The shortest day of the year turned out to be one of the brightest we have had this December. Frigid air and high winds rendered the sky cloudless...and with an inch or two of snow on the ground, the illumination was "extreme". Many people expressed their delight to see the sun at the same time they exclaimed their pain as they inhaled the knife blades of subzero air.
Contrasts fascinate me...they bring details into clear focus -- without contrasts, everything would be a visual, audible, and emotional "sameness". Sometimes I see something with new appreciation when it is placed next to its extreme opposite. Absence and Presence, Present and Past, Birth and Death, Joy and Sorrow, Sound and Stillness, Light and Dark, Action and Rest -- These are just of few of the contrasts that I notice, especially at this time of year.
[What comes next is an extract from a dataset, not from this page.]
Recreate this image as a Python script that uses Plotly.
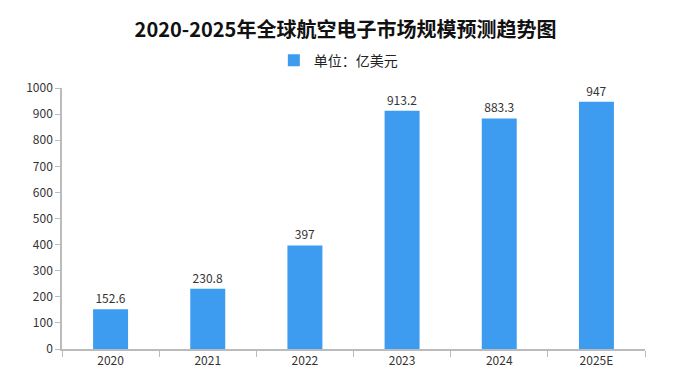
import plotly.graph_objects as go

categories = ["2020", "2021", "2022", "2023", "2024", "2025E"]
values = [152.6, 230.8, 397, 913.2, 883.3, 947]
labels = ["152.6", "230.8", "397", "913.2", "883.3", "947"]

font = "Noto Sans CJK SC, Liberation Sans, sans-serif"

fig = go.Figure()
fig.add_trace(go.Bar(
    x=categories, y=values, name="单位：亿美元",
    marker=dict(color="#3d9bf0", line=dict(width=0)),
    text=labels, textposition="outside", cliponaxis=False,
    textfont=dict(size=12, color="#333333", family=font),
    width=0.36,
))
fig.update_layout(
    width=691, height=388,
    margin=dict(l=62, r=46, t=88, b=39),
    paper_bgcolor="white", plot_bgcolor="white",
    title=dict(text="<b>2020-2025年全球航空电子市场规模预测趋势图</b>",
               x=0.5, xanchor="center", y=0.922, yanchor="middle",
               font=dict(size=20, color="#111111", family=font)),
    showlegend=True,
    legend=dict(orientation="h", x=0.474, xanchor="center", y=1.105, yanchor="middle",
                font=dict(size=14, color="#222222", family=font),
                itemwidth=30),
    font=dict(family=font, size=12, color="#333333"),
)
fig.update_xaxes(
    showline=True, linecolor="#bbbbbb", linewidth=1.5,
    ticks="outside", tickson="boundaries", ticklen=6, tickcolor="#bbbbbb",
    tickfont=dict(size=12, color="#333333"),
    showgrid=False, automargin=False,
)
fig.update_yaxes(
    range=[0, 1000], dtick=100,
    showline=True, linecolor="#bbbbbb", linewidth=1.5,
    ticks="outside", ticklen=5, tickcolor="#bbbbbb",
    tickfont=dict(size=12, color="#333333"),
    showgrid=False, zeroline=False, automargin=False,
)
fig.write_html("out.html", config={"displayModeBar": False},
               post_script="document.body.style.margin='0';")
There is a point where I can get caught up in a frenzied rhythm of these contrasts. When the pace of the "holiday schedule" heightens, I notice a sort of "crazy fatigue" -- The sensation gains momentum and threatens to become the primary condition of my being. I may find myself looking at the extremes, darting from one to the other. It is a type of sensory/spiritual/emotional overload. It's like being on a teeter totter that is moving with a force that threatens to catapult me into space!
But peace can be re-established! At the center of all these contrasts is a place where I rest in stillness...wholeness. I return to a secure balance point from which I can gently and appreciatively gaze at the contrasts, knowing that they are there to reveal the nuances of God's good gifts. I see people differently from that place. I am able to move through activities and relationships in a spirit of acceptance rather than judgement (that radically changes how I am in those family gatherings!) I experience the passage of time with an understanding that all things change...joy and sorrow, presence and absence, life and death. Everything flows...and all moments have purpose.
I pray, through God's grace, that I may appreciate more fully the contrasts I encounter.